Working hard was a virtue Stone learned from her parents. Boykin and Willa Stone moved to Saint Paul in the 1930s and started a business. Every day, Toni came home from school—or from skipping school—and knew her parents would not be home until late at night. Their drive to make something of themselves left an impression. “I watched my folks come home and scuffle. It was during the Depression and I watched them work hard. And I said, ‘If I can’t be among the best, then I’ll just leave it alone.’”
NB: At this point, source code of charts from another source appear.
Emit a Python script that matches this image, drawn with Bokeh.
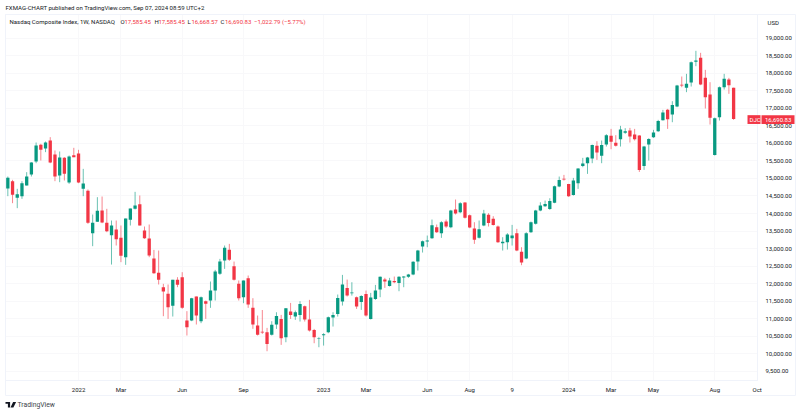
from bokeh.plotting import figure
from bokeh.models import FixedTicker, Range1d, NumeralTickFormatter
from bokeh.embed import file_html
from bokeh.resources import INLINE
from bokeh.core.properties import value

FONT = "Roboto"
GREEN = "#089981"
RED = "#F23645"
DARK = "#131722"
EDGE = "#f0f3fa"

# direction of each weekly candle: G closes above its open, R below
direction = ("GRGGGGGRGR" "RGRGRRGRGG" "RRGRRGGGRR" "RRRRRGRRRG" "RGRGGGGRRR"
             "GRRRRRGGRG" "RGGRRRGGGG" "GGRGRGRGGG" "RGRGGGGGGG" "GRGRGRGRRR"
             "GGRRRGGGRR" "GGGGGGGGRR" "GGGGGRGGRR" "GGRRRGGGGG" "RGGRGGGRRR"
             "GGGRR")
highs = [15054,14959,14703,14921,15178,15462,16023,15985,16052,16175,
         15795,15767,15605,15652,15871,15814,15272,14684,13971,14465,
         14484,14133,13800,13800,13658,13857,14142,14617,14513,13629,
         13686,12964,12945,11996,11977,12110,12186,12328,11217,11597,
         11635,11635,11521,12062,12394,12707,13088,13135,12631,12091,
         12091,12233,11587,11093,11250,10741,10931,11187,11111,11301,
         11453,11235,11501,11377,11539,10712,10475,10589,11064,11187,
         11691,12251,12118,12042,11634,11672,11805,11738,11966,12204,
         12166,12166,12204,12213,12213,12280,12641,12964,13230,13372,
         13828,13686,13781,13828,14104,14398,14322,14322,13971,13752,
         13800,14104,14009,13923,13657,13325,13439,13676,13562,13040,
         13467,13771,14104,14321,14369,14435,14796,15053,15100,14844,
         15015,15291,15585,15613,15965,16060,16079,16260,16411,16231,
         16497,16431,16440,16411,16231,15927,16145,16383,16668,16953,
         16981,17200,17665,17903,17979,18330,18635,18578,18093,17741,
         16734,17618,17979,17865,17585.45]
body_tops = [15016,14921,14551,14864,15054,15453,15938,15957,16023,16080,
             15681,15596,15586,15624,15662,15710,14855,14645,13734,14075,
             14085,13734,13658,13544,13306,13857,14142,14228,14266,13515,
             13287,12717,12310,11901,11711,12110,12110,12186,10951,11587,
             11635,11616,11502,11806,12347,12631,13021,12964,12498,11996,
             12091,12157,11312,10808,10628,10617,10827,11083,10997,11301,
             11207,11187,11425,11358,10979,10684,10456,10560,11045,11111,
             11596,11976,11881,11748,11615,11653,11710,11605,11805,12195,
             12118,12090,12080,12195,12204,12261,12622,12945,13211,13230,
             13667,13610,13752,13771,14085,14113,14294,14313,13952,13572,
             13553,13999,13961,13847,13629,13192,13401,13372,13439,12907,
             13439,13752,14085,14226,14274,14359,14777,14958,14987,14844,
             14939,15281,15424,15594,15955,15927,15955,16231,16212,16013,
             16393,16345,16364,16250,16222,15908,16126,16307,16639,16877,
             16953,17095,17646,17665,17694,18311,18359,18435,17865,17390,
             16715,17599,17837,17817,17585.45]
body_bottoms = [14712,14532,14446,14494,14798,15111,15482,15814,15852,15453,
                15054,15083,15130,14883,15605,14883,14703,13734,13439,13762,
                13743,13496,13382,13268,12793,12755,13819,14133,13658,13297,
                12803,12300,12110,11777,11331,11369,11967,11312,10761,10951,
                11093,10932,11426,11521,11806,12281,12660,12679,12110,11587,
                11616,11407,10837,10542,10609,10285,10542,10836,10447,10475,
                11111,11064,11111,10979,10665,10475,10437,10532,10617,11035,
                11140,11491,11662,11729,11349,11482,11092,10997,11567,11834,
                12061,11938,12042,12023,12175,12195,12261,12631,13059,13201,
                13297,13467,13439,13629,13610,13999,14037,13876,13600,13249,
                13306,13657,13733,13676,13182,13154,13182,13296,12945,12603,
                12717,13467,13705,14084,14207,14131,14303,14768,14968,14492,
                14530,14863,15357,15433,15566,15737,15642,15965,16041,15927,
                16117,16298,16193,16117,15243,15357,15965,16174,16345,16658,
                16687,16820,17048,17646,17580,17732,18321,17675,17314,16725,
                15670,16744,17599,17656,16690.83]
lows = [14494,14294,14152,14418,14798,15054,15434,15510,15748,15434,
        14921,14892,14940,14845,15605,14864,14494,13705,13069,13762,
        13724,13468,12546,13088,12613,12537,13658,14114,13658,13278,
        12755,12281,11977,11074,10998,11065,11901,11284,10524,10932,
        10837,10875,10998,11312,11521,12252,12422,12650,12090,11521,
        11445,11312,10714,10524,10570,10076,10523,10712,10257,10332,
        10997,10969,10922,10922,10637,10304,10190,10237,10589,10779,
        11064,11377,11634,11662,11282,11254,11064,10979,11539,11615,
        11881,11919,12014,11786,11900,12166,12242,12375,12888,13040,
        13278,13448,13306,13591,13581,13971,14009,13857,13581,13135,
        13287,13638,13629,13657,13163,12945,12973,13087,12926,12527,
        12698,13448,13686,14065,14188,14103,14293,14749,14939,14473,
        14511,14701,15319,15129,15433,15528,15433,15908,15832,15908,
        15908,16269,16022,16079,15186,15243,15509,16155,16326,16649,
        16411,16601,17029,17599,17457,17618,18197,17656,16991,16535,
        15651,16649,17532,17409,16668.57]
last_close = 16690.83

time_labels = ["2022","Mar","Jun","Sep","2023","Mar","Jun","Aug","9","2024","Mar","May","Aug","Oct"]
time_weeks = [15,24,37,50,67,76,89,98,107,119,128,137,150,159]
price_ticks = [9500 + 500*k for k in range(20)]

title_text = "FXMAG-CHART published on TradingView.com, Sep 07, 2024 08:59 UTC+2"
symbol_text = "Nasdaq Composite Index, 1W, NASDAQ"
ohlc_parts = [("O",120),("17,585.45",124),("H",154),("17,585.45",158),("L",187),("16,668.57",191),
              ("C",220),("16,690.83",224.5),("\u22121,022.79 (\u22125.77%)",253.5)]

W, H = 800, 413
FL, FR, FT, FB = 5, 757, 14, 380   # frame edges in canvas pixels
X0, X1, Y0, Y1 = -0.495, 159.07, 9242, 19670
p = figure(width=W, height=H, output_backend="svg", toolbar_location=None,
           x_axis_location="below", y_axis_location="right",
           x_range=Range1d(X0, X1), y_range=Range1d(Y0, Y1),
           min_border_left=FL, min_border_right=W - FR, min_border_top=FT, min_border_bottom=H - FB,
           margin=(0, 0, 0, 0))
p.outline_line_color = EDGE
p.background_fill_color = "#ffffff"
p.border_fill_color = "#ffffff"

# page positions of the texts around the chart, turned into the chart's scale
def sx(px):
    return X0 + (px - FL) * (X1 - X0) / (FR - FL)
def sy(py):
    return Y1 - (py - FT) * (Y1 - Y0) / (FB - FT)
def y_h(dy):
    return dy * (Y1 - Y0) / (FB - FT)

xs = list(range(len(highs)))
colors = [GREEN if d == "G" else RED for d in direction]
assert len(highs) == len(lows) == len(body_tops) == len(body_bottoms) == len(direction)
p.segment(xs, highs, xs, lows, color=colors, line_width=1, line_alpha=0.6)
p.vbar(x=xs, top=body_tops, bottom=body_bottoms, width=0.7, fill_color=colors, line_color=None)

p.xaxis.ticker = FixedTicker(ticks=time_weeks)
p.xaxis.major_label_overrides = dict(zip(time_weeks, time_labels))
p.yaxis.ticker = FixedTicker(ticks=price_ticks)
p.yaxis.formatter = NumeralTickFormatter(format="0,0.00")
for ax in (p.xaxis, p.yaxis):
    ax.major_tick_line_color = None
    ax.minor_tick_line_color = None
    ax.major_tick_out = 0
    ax.major_tick_in = 0
    ax.axis_line_color = EDGE
    ax.major_label_text_font = FONT
    ax.major_label_text_font_size = "6px"
    ax.major_label_text_color = DARK
p.yaxis.major_label_standoff = 8
p.xaxis.major_label_standoff = 5
p.xgrid.ticker = FixedTicker(ticks=time_weeks)
p.ygrid.ticker = FixedTicker(ticks=price_ticks)
p.grid.grid_line_color = "#f8f8fa"

def txt(x, y, s, color=DARK, size="6.1px"):
    p.text([sx(x)], [sy(y)], text=[s], text_color=color, text_font=value(FONT), text_font_size=size,
           text_baseline="middle", level="overlay")

txt(5, 7, title_text, size="6.05px")
txt(9, 21, symbol_text, size="6.05px")
for s, x in ohlc_parts:
    txt(x, 21, s, color=DARK if len(s) == 1 else RED, size="6px")
txt(17, 404, "TradingView", color="#3b3f4a", size="6.8px")
txt(767, 22, "USD", size="6px")

# outer frame around chart and axes
p.quad(left=[sx(5)], right=[sx(795)], top=[sy(14)], bottom=[sy(395)], fill_color=None, line_color=EDGE, level="overlay")

# price tag on the right axis
for l, r in ((747, 760), (761, 794)):
    p.quad(left=[sx(l)], right=[sx(r)], top=[last_close + y_h(3.9)], bottom=[last_close - y_h(4.9)],
           fill_color=RED, line_color=None, level="overlay")
for s, x in (("DJC", 749), (f"{last_close:,.2f}", 764.5)):
    p.text([sx(x)], [last_close - y_h(0.5)], text=[s], text_color="#ffffff", text_font=value(FONT), text_font_size="6px",
           text_baseline="middle", level="overlay")

# TradingView mark
for mx, my in (([5, 9.6, 9.6, 7.4, 7.4, 5], [401.5, 401.5, 407, 407, 403.3, 403.3]),
               ([12.6, 15.6, 12.9, 10], [401.5, 401.5, 407, 407])):
    p.patch([sx(v) for v in mx], [sy(v) for v in my], fill_color=DARK, line_color=None, level="overlay")
p.scatter([sx(11.1)], [sy(402.4)], size=2.2, color=DARK, level="overlay")

open("out.html", "w").write(file_html(p, INLINE))
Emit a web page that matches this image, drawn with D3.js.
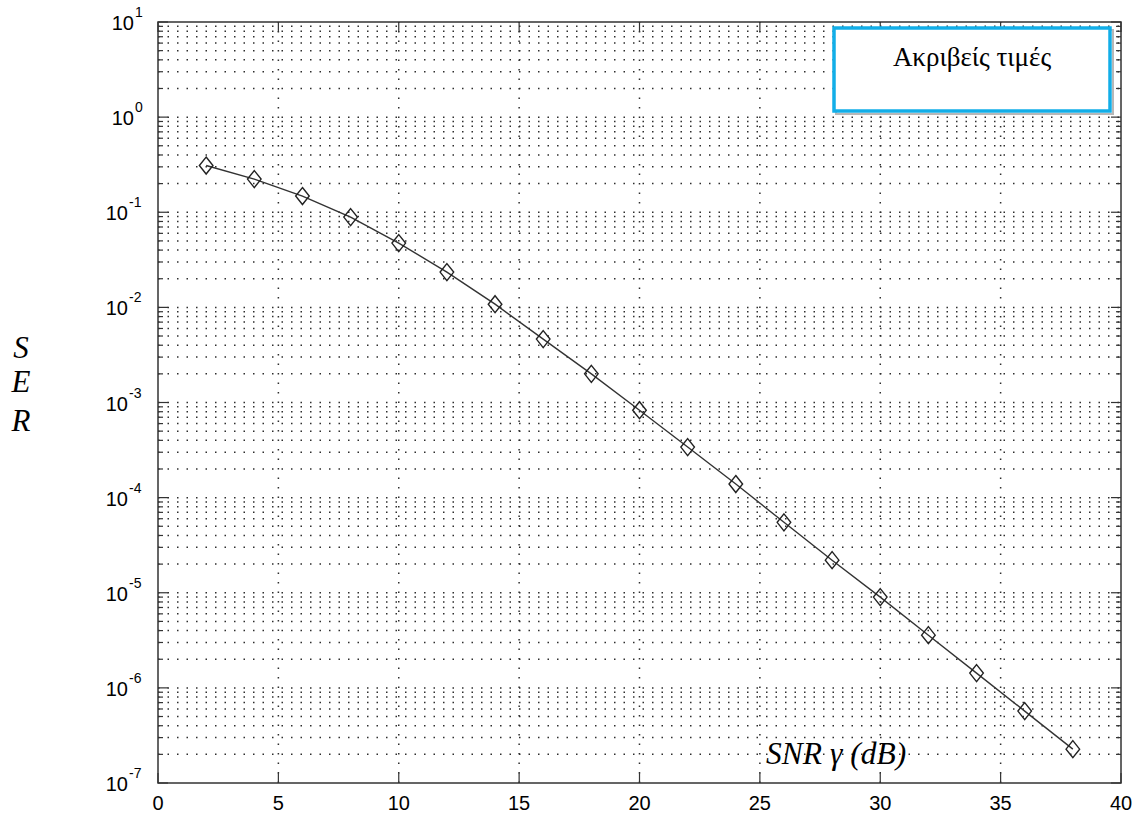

“Scuffle” was an important word to Stone. She used it to underscore the grit needed to work against the odds: resolve, persistence, sacrifice. It was the price people were willing to pay to do what they loved. If anyone suggested that playing black baseball was an easy road, she bristled and her thin voice became pinched and direct. “They never was in it!” she argued. “Those old timers, they really had to scuffle and darn near get killed going down the highway, run onto some snakes that tore the bus up.” During a time when a black person could be lynched for smiling the “wrong way,” a busload of African American ballplayers looking for a place to stay overnight threatened bigots on either side of the Mason-Dixon line. She hinted briefly at an incident triggered by the double prejudice she faced as an African American woman, but she stopped short before fully describing what happened. “You see, I fought a lot,” she admitted, “but they broke me of it. The fellas said they’d liable kill me.” Keeping the degradation she experienced from imploding inside her was perhaps what Stone meant by finding “a way of carrying herself.” A person had to listen carefully to Toni Stone.